The Jacobian of a regular orthogonal matroid and torsor structures on spanning quasi-trees of ribbon graphs

TL;DR

This paper extends the concept of Jacobian torsors from planar graphs to graphs on surfaces of arbitrary genus using orthogonal matroids, revealing new combinatorial structures and applications.

Contribution

It generalizes the torsor structure of spanning trees to spanning quasi-trees in ribbon graphs via orthogonal matroids, broadening the scope of previous planar graph results.

Findings

Generalization of Jacobian torsors to higher genus surfaces

Introduction of orthogonal matroids in graph combinatorics

Application of orthogonal matroids to graph theory problems

Abstract

Previous work of Chan--Church--Grochow and Baker--Wang shows that the set of spanning trees in a plane graph $G$ is naturally a torsor for the Jacobian group of $G$. Informally, this means that the set of spanning trees of $G$ naturally forms a group, except that there is no distinguished identity element. We generalize this fact to graphs embedded on orientable surfaces of arbitrary genus, which can be identified with ribbon graphs.
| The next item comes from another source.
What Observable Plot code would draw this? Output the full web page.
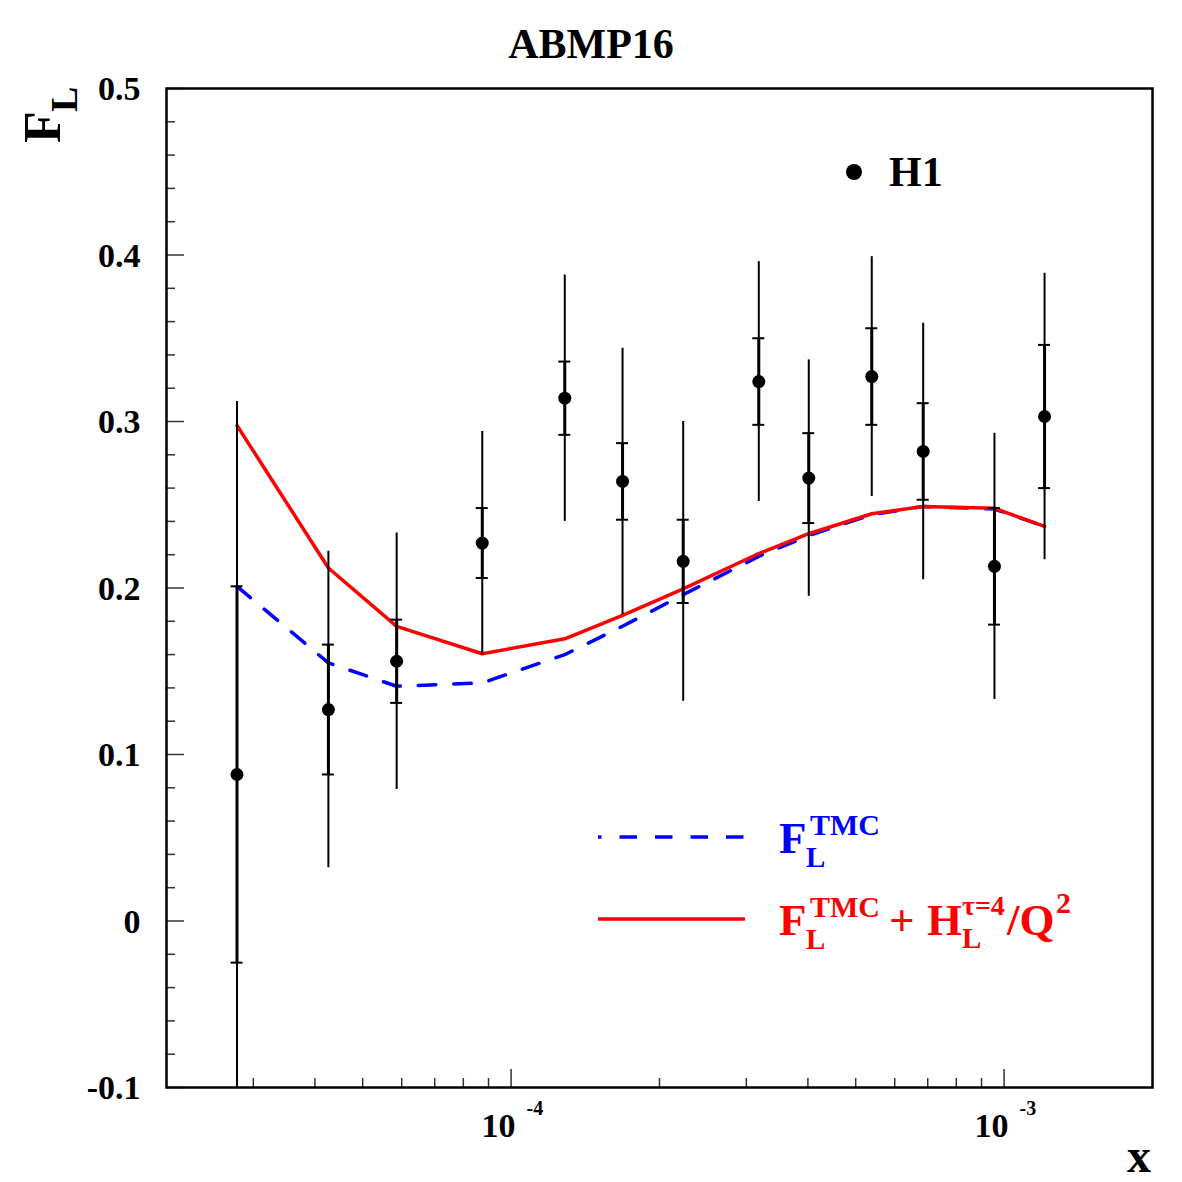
<!DOCTYPE html>
<html>
<head>
<meta charset="utf-8">
<script src="https://cdn.jsdelivr.net/npm/d3@7"></script>
<script src="https://cdn.jsdelivr.net/npm/@observablehq/plot@0.6"></script>
<style>
  html, body { margin: 0; padding: 0; background: #ffffff; }
  #chart svg { display: block; }
</style>
</head>
<body>
<div id="chart"></div>
<script>
// H1 measurements of F_L versus Bjorken x
const xH1 = [2.78e-5, 4.26e-5, 5.86e-5, 8.74e-5, 1.285e-4, 1.683e-4, 2.234e-4, 3.18e-4, 4.016e-4, 5.39e-4, 6.853e-4, 9.56e-4, 1.208e-3];
const flH1 = [0.088, 0.127, 0.156, 0.227, 0.314, 0.264, 0.216, 0.324, 0.266, 0.327, 0.282, 0.213, 0.303];
const statErr = [0.113, 0.039, 0.025, 0.021, 0.022, 0.023, 0.025, 0.026, 0.027, 0.029, 0.029, 0.035, 0.043];
const totalErr = [0.224, 0.095, 0.077, 0.067, 0.074, 0.080, 0.084, 0.072, 0.071, 0.072, 0.077, 0.080, 0.086];

// ABMP16 predictions at the same x values
const flTMC = [0.201, 0.155, 0.141, 0.143, 0.160, 0.177, 0.196, 0.219, 0.2315, 0.244, 0.249, 0.2474, 0.237];
const flTMCHT = [0.2976, 0.212, 0.177, 0.1605, 0.1695, 0.1835, 0.1995, 0.2207, 0.2326, 0.2446, 0.2489, 0.2479, 0.237];

// Axis ticks
const yMajor = [-0.1, 0, 0.1, 0.2, 0.3, 0.4, 0.5];
const yMajorLabels = ["-0.1", "0", "0.1", "0.2", "0.3", "0.4", "0.5"];
const yMinor = [-0.08, -0.06, -0.04, -0.02, 0.02, 0.04, 0.06, 0.08, 0.12, 0.14, 0.16, 0.18,
                0.22, 0.24, 0.26, 0.28, 0.32, 0.34, 0.36, 0.38, 0.42, 0.44, 0.46, 0.48];
const xMajor = [1e-4, 1e-3];
const xMajorBase = ["10", "10"];
const xMajorExp = ["-4", "-3"];
const xMinor = [3e-5, 4e-5, 5e-5, 6e-5, 7e-5, 8e-5, 9e-5,
                2e-4, 3e-4, 4e-4, 5e-4, 6e-4, 7e-4, 8e-4, 9e-4];

const FONT = "'Liberation Serif', 'Times New Roman', Times, serif";
const BLUE = "#0000ff";
const RED = "#ff0000";

const points = xH1.map((x, i) => ({x, y: flH1[i], s: statErr[i], t: totalErr[i]}));
const curves = xH1.flatMap((x, i) => [
  {x, y: flTMC[i], model: "tmc"},
  {x, y: flTMCHT[i], model: "tmcht"}
]);
const yTickRows = yMajor.map((v, i) => ({v, label: yMajorLabels[i]}));
const xTickRows = xMajor.map((v, i) => ({v, base: xMajorBase[i], exp: xMajorExp[i]}));

const chart = Plot.plot({
  width: 1182,
  height: 1182,
  marginLeft: 166,
  marginRight: 30,
  marginTop: 88,
  marginBottom: 95,
  x: {type: "log", domain: [2e-5, 2e-3], axis: null},
  y: {domain: [-0.1, 0.5], axis: null},
  style: {fontFamily: FONT, background: "#ffffff", color: "#000000", overflow: "visible"},
  marks: [
    // inward ticks on the left and bottom edges
    Plot.ruleY(yMinor, {y: d => d, x1: 2e-5, x2: 2e-5, insetRight: -9, stroke: "#333", strokeWidth: 1.5}),
    Plot.ruleY(yMajor, {y: d => d, x1: 2e-5, x2: 2e-5, insetRight: -18, stroke: "#333", strokeWidth: 1.5}),
    Plot.ruleX(xMinor, {x: d => d, y1: -0.1, y2: -0.1, insetBottom: 9, stroke: "#333", strokeWidth: 1.5}),
    Plot.ruleX(xMajor, {x: d => d, y1: -0.1, y2: -0.1, insetBottom: 18, stroke: "#333", strokeWidth: 1.5}),

    // model curves
    Plot.line(curves.filter(d => d.model === "tmc"), {
      x: "x", y: "y", stroke: BLUE, strokeWidth: 3.5, strokeDasharray: "17.5,18", strokeLinejoin: "round"
    }),
    Plot.line(curves.filter(d => d.model === "tmcht"), {
      x: "x", y: "y", stroke: RED, strokeWidth: 3.5, strokeLinejoin: "round"
    }),

    // total uncertainty
    Plot.ruleX(points, {x: "x", y1: d => d.y - d.t, y2: d => d.y + d.t, stroke: "#000", strokeWidth: 2, clip: true}),
    // statistical uncertainty
    Plot.ruleX(points, {x: "x", y1: d => d.y - d.s, y2: d => d.y + d.s, stroke: "#000", strokeWidth: 3, clip: true}),
    Plot.ruleY(points, {y: d => d.y + d.s, x1: "x", x2: "x", insetLeft: -6, insetRight: -6, stroke: "#000", strokeWidth: 2, clip: true}),
    Plot.ruleY(points, {y: d => d.y - d.s, x1: "x", x2: "x", insetLeft: -6, insetRight: -6, stroke: "#000", strokeWidth: 2, clip: true}),
    Plot.dot(points, {x: "x", y: "y", r: 6.5, fill: "#000", stroke: "none"}),

    // frame
    Plot.frame({stroke: "#000", strokeWidth: 2.5}),

    // y tick labels
    Plot.text(yTickRows, {
      x: 2e-5, y: "v", text: "label", textAnchor: "end", lineAnchor: "middle",
      dx: -26, dy: 1, fontSize: 34, fontWeight: "bold", fill: "#000"
    }),
    // x tick labels: 10 with a raised exponent
    Plot.text(xTickRows, {
      x: "v", y: -0.1, text: "base", textAnchor: "end", lineAnchor: "middle",
      dx: 4.5, dy: 39, fontSize: 34, fontWeight: "bold", fill: "#000"
    }),
    Plot.text(xTickRows, {
      x: "v", y: -0.1, text: "exp", textAnchor: "start", lineAnchor: "middle",
      dx: 15.5, dy: 21.5, fontSize: 20, fontWeight: "bold", fill: "#000"
    })
  ]
});

document.getElementById("chart").appendChild(chart);

// Titles, axis names and legend with sub/superscripts
const svg = d3.select(chart);

function richText(parts, opts = {}) {
  const t = svg.append("text")
    .attr("font-family", FONT)
    .attr("font-weight", "bold")
    .attr("text-anchor", "start")
    .attr("fill", opts.fill || "#000");
  if (opts.transform) t.attr("transform", opts.transform);
  for (const p of parts) {
    t.append("tspan")
      .attr("x", p.x)
      .attr("y", p.y)
      .attr("font-size", p.size)
      .text(p.t);
  }
  return t;
}

function plainText(str, x, y, size, anchor = "start") {
  return svg.append("text")
    .attr("x", x).attr("y", y)
    .attr("text-anchor", anchor)
    .attr("font-family", FONT).attr("font-weight", "bold")
    .attr("font-size", size).attr("fill", "#000")
    .text(str);
}

// plot title
plainText("ABMP16", 591, 58, 42, "middle");

// y axis name F_L (rotated)
richText([
  {t: "F", x: 0, y: 0, size: 52},
  {t: "L", x: 31, y: 17, size: 38}
], {transform: "translate(60,143) rotate(-90)"});

// x axis name
plainText("x", 1127, 1172, 48);

// H1 marker legend
svg.append("circle").attr("cx", 854).attr("cy", 172).attr("r", 8).attr("fill", "#000");
plainText("H1", 889, 186, 42);

// curve legend samples
svg.append("line")
  .attr("x1", 598).attr("x2", 745).attr("y1", 837).attr("y2", 837)
  .attr("stroke", BLUE).attr("stroke-width", 3.5)
  .attr("stroke-dasharray", "17.5,18").attr("stroke-dashoffset", 14);
svg.append("line")
  .attr("x1", 598).attr("x2", 745).attr("y1", 919).attr("y2", 919)
  .attr("stroke", RED).attr("stroke-width", 3.5);

richText([
  {t: "F", x: 779, y: 853, size: 45},
  {t: "TMC", x: 810, y: 835, size: 30},
  {t: "L", x: 806, y: 867, size: 29}
], {fill: BLUE});

richText([
  {t: "F", x: 779, y: 935, size: 45},
  {t: "TMC", x: 810, y: 917, size: 30},
  {t: "L", x: 806, y: 949, size: 29},
  {t: "+", x: 889, y: 935, size: 45},
  {t: "H", x: 927, y: 935, size: 45},
  {t: "\u03c4=4", x: 962, y: 915, size: 28},
  {t: "L", x: 962, y: 948, size: 29},
  {t: "/Q", x: 1007, y: 935, size: 45},
  {t: "2", x: 1056, y: 913, size: 30}
], {fill: RED});
</script>
</body>
</html>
In this generalization, the set of spanning trees of $G$ is replaced by the set of spanning quasi-trees of the ribbon graph, and the Jacobian group of $G$ is replaced by the Jacobian group of the associated regular orthogonal matroid $M$ (along with an associated regular representation of $M$). Our proof shows, more generally, that the family of "BBY torsors" constructed by Backman--Baker--Yuen and later generalized by Ding admit natural generalizations to (regular representations of) regular orthogonal matroids. In addition to shedding light on the role of planarity in the earlier work mentioned above, our results represent one of the first substantial applications of orthogonal matroids (also called "even delta-matroids" or "Lagrangian orthogonal matroids") to a natural combinatorial problem about graphs.